• SET PROBLEM
Stop after the line containing "plt.rcParams['hatch.linewidth'] = 1.0": print each line exactly from the first line of the listing up to that point.

• SOURCE EXCERPT
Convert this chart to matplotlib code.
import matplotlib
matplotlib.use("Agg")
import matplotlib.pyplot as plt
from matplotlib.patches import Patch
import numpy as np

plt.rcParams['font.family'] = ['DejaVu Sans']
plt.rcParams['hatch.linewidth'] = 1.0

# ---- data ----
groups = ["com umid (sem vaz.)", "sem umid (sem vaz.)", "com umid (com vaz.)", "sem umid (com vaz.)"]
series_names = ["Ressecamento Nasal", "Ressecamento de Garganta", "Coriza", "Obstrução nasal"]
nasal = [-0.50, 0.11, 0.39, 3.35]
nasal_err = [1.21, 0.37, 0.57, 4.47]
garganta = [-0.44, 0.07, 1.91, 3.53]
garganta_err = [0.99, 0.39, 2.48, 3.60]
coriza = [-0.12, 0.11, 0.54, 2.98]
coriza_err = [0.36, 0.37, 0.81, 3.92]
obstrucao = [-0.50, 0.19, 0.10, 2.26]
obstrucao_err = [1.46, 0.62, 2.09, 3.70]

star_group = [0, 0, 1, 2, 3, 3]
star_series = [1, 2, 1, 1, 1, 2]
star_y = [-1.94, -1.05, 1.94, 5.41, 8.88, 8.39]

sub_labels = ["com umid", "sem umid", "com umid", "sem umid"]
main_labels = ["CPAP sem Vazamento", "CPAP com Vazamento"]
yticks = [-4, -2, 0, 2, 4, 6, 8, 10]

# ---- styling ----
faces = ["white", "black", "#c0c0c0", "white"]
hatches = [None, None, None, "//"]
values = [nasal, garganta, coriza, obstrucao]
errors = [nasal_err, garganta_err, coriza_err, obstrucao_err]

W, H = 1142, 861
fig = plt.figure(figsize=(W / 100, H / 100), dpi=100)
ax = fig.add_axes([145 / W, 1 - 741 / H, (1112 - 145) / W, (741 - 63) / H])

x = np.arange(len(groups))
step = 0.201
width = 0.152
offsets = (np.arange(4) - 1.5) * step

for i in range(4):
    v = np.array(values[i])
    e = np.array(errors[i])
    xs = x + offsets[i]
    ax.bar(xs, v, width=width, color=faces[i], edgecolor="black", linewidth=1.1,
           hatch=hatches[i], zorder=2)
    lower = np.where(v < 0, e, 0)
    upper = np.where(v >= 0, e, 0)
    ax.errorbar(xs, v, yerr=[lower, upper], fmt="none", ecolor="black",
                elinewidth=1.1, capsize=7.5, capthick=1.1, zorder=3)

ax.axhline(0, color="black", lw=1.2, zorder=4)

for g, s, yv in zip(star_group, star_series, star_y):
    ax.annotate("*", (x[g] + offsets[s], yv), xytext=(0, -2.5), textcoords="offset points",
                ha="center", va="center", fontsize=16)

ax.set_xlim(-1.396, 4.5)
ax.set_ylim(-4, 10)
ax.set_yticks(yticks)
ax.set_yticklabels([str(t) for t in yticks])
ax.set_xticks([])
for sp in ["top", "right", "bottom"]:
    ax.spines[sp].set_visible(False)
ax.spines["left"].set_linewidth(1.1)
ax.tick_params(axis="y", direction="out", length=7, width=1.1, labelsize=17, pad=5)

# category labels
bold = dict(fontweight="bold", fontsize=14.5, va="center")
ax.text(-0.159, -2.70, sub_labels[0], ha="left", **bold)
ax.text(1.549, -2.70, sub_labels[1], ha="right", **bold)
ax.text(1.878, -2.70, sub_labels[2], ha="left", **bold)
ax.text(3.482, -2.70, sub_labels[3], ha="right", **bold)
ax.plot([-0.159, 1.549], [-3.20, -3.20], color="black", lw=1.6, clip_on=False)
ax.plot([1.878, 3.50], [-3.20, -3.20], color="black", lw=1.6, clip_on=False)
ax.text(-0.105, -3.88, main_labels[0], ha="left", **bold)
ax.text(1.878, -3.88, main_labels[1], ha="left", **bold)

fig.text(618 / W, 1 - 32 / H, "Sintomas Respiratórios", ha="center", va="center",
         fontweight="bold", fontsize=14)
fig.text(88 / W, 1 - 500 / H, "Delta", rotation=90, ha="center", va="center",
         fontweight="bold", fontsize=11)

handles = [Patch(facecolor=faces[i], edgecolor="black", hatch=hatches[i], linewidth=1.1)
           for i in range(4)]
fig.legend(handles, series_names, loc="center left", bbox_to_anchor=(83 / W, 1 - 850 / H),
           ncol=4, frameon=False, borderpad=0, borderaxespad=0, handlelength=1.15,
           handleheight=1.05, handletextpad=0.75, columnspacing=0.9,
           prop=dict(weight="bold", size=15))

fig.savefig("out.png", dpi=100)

• EXERCISE SOLUTION
Convert this chart to matplotlib code.
import matplotlib
matplotlib.use("Agg")
import matplotlib.pyplot as plt
from matplotlib.patches import Patch
import numpy as np

plt.rcParams['font.family'] = ['DejaVu Sans']
plt.rcParams['hatch.linewidth'] = 1.0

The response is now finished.